Supervisor, Energy Business Partnerships at Independent Electricity System Operator (IESO)
What was your career path after graduation?
After graduation, I participated in an international internship doing environmental science and conservation research in the field. I went on to work in the non-profit sector with a focus on pollution prevention. After that, I began work in the innovative niche of greening healthcare, helping hospitals to operate in a more environmentally sustainable manner by embedding sustainability into healthcare decision making.
Between 2007 and 2015, I coordinated the implementation of energy and environment programs at the University Health Network in Toronto, at the same time I joined the board of the Canadian Coalition for Green Healthcare and held the Chair position for 6 years. I continued working in sustainability leadership in Charlotte, North Carolina at Atrium Health, where I worked from 2015-2018.

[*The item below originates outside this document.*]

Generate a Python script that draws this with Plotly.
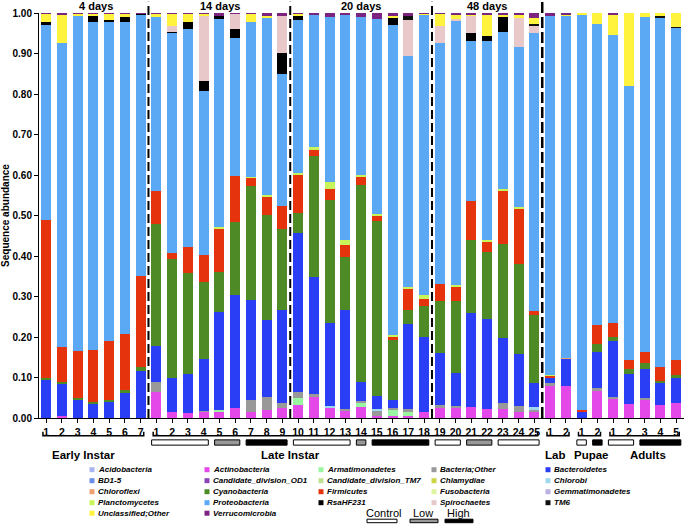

Currently, I lead the Energy Business Partnerships team at the Independent Electricity System Operator (IESO). The IESO delivers key services across the electricity sector for the province of Ontario. I focus on energy efficiency and behaviour change ensuring that energy management is part of the business equation for large complex organization in the institutional and commercial sectors.
How did the Environment program influence your career?
My Environmental Science degree helped me understand systems thinking where we learned how to value the whole in addition to the component parts. Knowledge from nature and ecosystems, and concepts from sustainability connect the natural environment and the built environment so a clear big picture can emerge. This guides me to seek out different values and opinions on complicated and controversial topics.
How and why did you choose this career?
After graduation, I initially wanted to work in natural science and resource conservation, but I was not able to find any opportunities in that area. Instead I focused on the corporate sustainability side of my interests and passions. Consumer-based organizations, like companies and hospitals, require a lot of work to ensure the appropriate management and monitoring of their environmental impacts. Within this niche, I tackled the impacts of environmental pollution on air, water, and land which directly influences human health. I’ve learned that to truly effect change it’s essential to embed sustainability decision-making into core of businesses.
What types of experience are essential?
I think volunteer opportunities during university definitely have a positive impact on a student’s professional experience and career prospects. I encourage students to volunteer with as many organizations as possible to get exposure to multiple areas and topics. Try to challenge your boundaries and limits, and explore things that do not come to you naturally. Network and meet new people, and try to find a mentor. Another good suggestion for students is to document and reflect on the things that you have improved on or are trying to improve. Through this method, you can learn what your strengths and weaknesses are, so you can work smarter not harder. The environmental sector is fast-paced. You have to be confident and sure about yourself. Gaining experience through volunteer work and internships is invaluable.